- Task to complete
Beginning with the first line of the data below, reproduce every line unchanged, ending with the line that holds "y_ticks = [0, 2, 4, 6, 8, 10, 12, 14]".

- Data extract
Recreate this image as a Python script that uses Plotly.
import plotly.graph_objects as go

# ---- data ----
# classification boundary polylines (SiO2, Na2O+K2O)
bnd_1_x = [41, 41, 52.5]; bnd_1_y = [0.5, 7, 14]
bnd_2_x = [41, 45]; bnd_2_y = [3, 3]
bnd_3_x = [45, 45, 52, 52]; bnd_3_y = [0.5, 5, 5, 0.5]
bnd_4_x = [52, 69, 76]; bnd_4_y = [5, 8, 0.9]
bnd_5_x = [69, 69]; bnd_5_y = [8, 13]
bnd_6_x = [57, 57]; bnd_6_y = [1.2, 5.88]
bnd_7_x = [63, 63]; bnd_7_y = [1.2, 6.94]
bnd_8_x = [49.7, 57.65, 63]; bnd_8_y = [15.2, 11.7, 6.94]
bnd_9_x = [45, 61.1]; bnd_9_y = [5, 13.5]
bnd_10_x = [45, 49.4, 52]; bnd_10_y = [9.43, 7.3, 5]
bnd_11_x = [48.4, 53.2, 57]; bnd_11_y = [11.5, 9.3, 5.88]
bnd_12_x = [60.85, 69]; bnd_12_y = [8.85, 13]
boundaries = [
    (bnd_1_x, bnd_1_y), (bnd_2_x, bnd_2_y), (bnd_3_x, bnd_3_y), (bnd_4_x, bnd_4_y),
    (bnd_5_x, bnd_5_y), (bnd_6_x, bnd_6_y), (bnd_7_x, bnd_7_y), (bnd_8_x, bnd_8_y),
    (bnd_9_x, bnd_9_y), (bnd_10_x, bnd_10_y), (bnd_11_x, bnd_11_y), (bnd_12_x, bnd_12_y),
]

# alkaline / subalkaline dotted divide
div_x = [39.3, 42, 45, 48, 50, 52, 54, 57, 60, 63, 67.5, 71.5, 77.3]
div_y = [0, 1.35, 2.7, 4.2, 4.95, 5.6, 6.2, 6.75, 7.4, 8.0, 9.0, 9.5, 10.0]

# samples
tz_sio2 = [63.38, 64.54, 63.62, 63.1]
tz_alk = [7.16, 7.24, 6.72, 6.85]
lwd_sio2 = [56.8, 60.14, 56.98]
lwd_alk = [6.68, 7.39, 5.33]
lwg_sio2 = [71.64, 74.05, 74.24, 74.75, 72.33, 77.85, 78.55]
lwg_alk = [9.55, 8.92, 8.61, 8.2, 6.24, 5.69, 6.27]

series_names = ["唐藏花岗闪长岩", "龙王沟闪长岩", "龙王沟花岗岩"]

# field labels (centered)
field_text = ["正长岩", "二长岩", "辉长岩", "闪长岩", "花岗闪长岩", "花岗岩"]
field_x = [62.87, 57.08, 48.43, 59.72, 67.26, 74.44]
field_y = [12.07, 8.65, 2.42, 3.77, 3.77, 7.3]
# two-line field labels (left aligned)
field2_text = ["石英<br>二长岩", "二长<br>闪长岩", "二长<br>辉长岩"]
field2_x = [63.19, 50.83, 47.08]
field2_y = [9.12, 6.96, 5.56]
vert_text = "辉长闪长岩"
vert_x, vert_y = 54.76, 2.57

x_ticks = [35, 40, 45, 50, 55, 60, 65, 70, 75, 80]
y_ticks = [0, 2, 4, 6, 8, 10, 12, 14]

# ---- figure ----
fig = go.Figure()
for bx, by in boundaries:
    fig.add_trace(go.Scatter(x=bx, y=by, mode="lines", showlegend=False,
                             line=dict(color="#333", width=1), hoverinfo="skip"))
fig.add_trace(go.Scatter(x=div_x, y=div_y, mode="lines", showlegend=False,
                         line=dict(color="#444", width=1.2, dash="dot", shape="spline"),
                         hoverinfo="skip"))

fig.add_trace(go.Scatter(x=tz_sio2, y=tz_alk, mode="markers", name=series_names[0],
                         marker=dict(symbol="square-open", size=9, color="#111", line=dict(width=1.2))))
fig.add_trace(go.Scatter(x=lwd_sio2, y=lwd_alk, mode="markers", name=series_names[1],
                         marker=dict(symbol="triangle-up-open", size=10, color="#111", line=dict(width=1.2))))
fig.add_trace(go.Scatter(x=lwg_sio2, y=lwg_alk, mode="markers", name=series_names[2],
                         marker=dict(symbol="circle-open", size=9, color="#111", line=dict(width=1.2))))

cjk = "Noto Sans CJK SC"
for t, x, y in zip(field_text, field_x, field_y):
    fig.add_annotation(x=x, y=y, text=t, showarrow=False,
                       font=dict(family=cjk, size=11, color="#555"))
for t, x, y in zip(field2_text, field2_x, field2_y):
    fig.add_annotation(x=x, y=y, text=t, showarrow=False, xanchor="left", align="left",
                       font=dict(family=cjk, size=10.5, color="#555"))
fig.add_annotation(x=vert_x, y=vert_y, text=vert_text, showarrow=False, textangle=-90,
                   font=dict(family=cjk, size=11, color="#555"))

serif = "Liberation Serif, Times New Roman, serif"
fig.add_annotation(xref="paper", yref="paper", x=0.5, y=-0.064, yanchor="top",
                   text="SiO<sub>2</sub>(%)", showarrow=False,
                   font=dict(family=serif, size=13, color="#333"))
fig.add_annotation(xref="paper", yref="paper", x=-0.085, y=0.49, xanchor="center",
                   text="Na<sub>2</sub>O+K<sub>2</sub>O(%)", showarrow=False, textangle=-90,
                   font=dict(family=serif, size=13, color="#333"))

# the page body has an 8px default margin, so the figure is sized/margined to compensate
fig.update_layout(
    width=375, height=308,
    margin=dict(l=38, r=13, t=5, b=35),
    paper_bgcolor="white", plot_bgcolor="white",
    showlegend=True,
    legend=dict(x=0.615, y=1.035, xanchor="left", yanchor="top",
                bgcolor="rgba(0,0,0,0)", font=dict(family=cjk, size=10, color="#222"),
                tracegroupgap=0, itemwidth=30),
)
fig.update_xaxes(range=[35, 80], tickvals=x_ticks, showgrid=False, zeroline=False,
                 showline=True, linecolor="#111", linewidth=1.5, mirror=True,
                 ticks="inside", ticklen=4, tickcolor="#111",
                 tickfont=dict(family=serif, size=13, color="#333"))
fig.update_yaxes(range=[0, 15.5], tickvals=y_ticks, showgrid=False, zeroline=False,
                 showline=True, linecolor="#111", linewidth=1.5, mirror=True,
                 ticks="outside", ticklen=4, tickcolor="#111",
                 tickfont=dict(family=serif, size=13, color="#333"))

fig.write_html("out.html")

- Result of the exercise
Recreate this image as a Python script that uses Plotly.
import plotly.graph_objects as go

# ---- data ----
# classification boundary polylines (SiO2, Na2O+K2O)
bnd_1_x = [41, 41, 52.5]; bnd_1_y = [0.5, 7, 14]
bnd_2_x = [41, 45]; bnd_2_y = [3, 3]
bnd_3_x = [45, 45, 52, 52]; bnd_3_y = [0.5, 5, 5, 0.5]
bnd_4_x = [52, 69, 76]; bnd_4_y = [5, 8, 0.9]
bnd_5_x = [69, 69]; bnd_5_y = [8, 13]
bnd_6_x = [57, 57]; bnd_6_y = [1.2, 5.88]
bnd_7_x = [63, 63]; bnd_7_y = [1.2, 6.94]
bnd_8_x = [49.7, 57.65, 63]; bnd_8_y = [15.2, 11.7, 6.94]
bnd_9_x = [45, 61.1]; bnd_9_y = [5, 13.5]
bnd_10_x = [45, 49.4, 52]; bnd_10_y = [9.43, 7.3, 5]
bnd_11_x = [48.4, 53.2, 57]; bnd_11_y = [11.5, 9.3, 5.88]
bnd_12_x = [60.85, 69]; bnd_12_y = [8.85, 13]
boundaries = [
    (bnd_1_x, bnd_1_y), (bnd_2_x, bnd_2_y), (bnd_3_x, bnd_3_y), (bnd_4_x, bnd_4_y),
    (bnd_5_x, bnd_5_y), (bnd_6_x, bnd_6_y), (bnd_7_x, bnd_7_y), (bnd_8_x, bnd_8_y),
    (bnd_9_x, bnd_9_y), (bnd_10_x, bnd_10_y), (bnd_11_x, bnd_11_y), (bnd_12_x, bnd_12_y),
]

# alkaline / subalkaline dotted divide
div_x = [39.3, 42, 45, 48, 50, 52, 54, 57, 60, 63, 67.5, 71.5, 77.3]
div_y = [0, 1.35, 2.7, 4.2, 4.95, 5.6, 6.2, 6.75, 7.4, 8.0, 9.0, 9.5, 10.0]

# samples
tz_sio2 = [63.38, 64.54, 63.62, 63.1]
tz_alk = [7.16, 7.24, 6.72, 6.85]
lwd_sio2 = [56.8, 60.14, 56.98]
lwd_alk = [6.68, 7.39, 5.33]
lwg_sio2 = [71.64, 74.05, 74.24, 74.75, 72.33, 77.85, 78.55]
lwg_alk = [9.55, 8.92, 8.61, 8.2, 6.24, 5.69, 6.27]

series_names = ["唐藏花岗闪长岩", "龙王沟闪长岩", "龙王沟花岗岩"]

# field labels (centered)
field_text = ["正长岩", "二长岩", "辉长岩", "闪长岩", "花岗闪长岩", "花岗岩"]
field_x = [62.87, 57.08, 48.43, 59.72, 67.26, 74.44]
field_y = [12.07, 8.65, 2.42, 3.77, 3.77, 7.3]
# two-line field labels (left aligned)
field2_text = ["石英<br>二长岩", "二长<br>闪长岩", "二长<br>辉长岩"]
field2_x = [63.19, 50.83, 47.08]
field2_y = [9.12, 6.96, 5.56]
vert_text = "辉长闪长岩"
vert_x, vert_y = 54.76, 2.57

x_ticks = [35, 40, 45, 50, 55, 60, 65, 70, 75, 80]
y_ticks = [0, 2, 4, 6, 8, 10, 12, 14]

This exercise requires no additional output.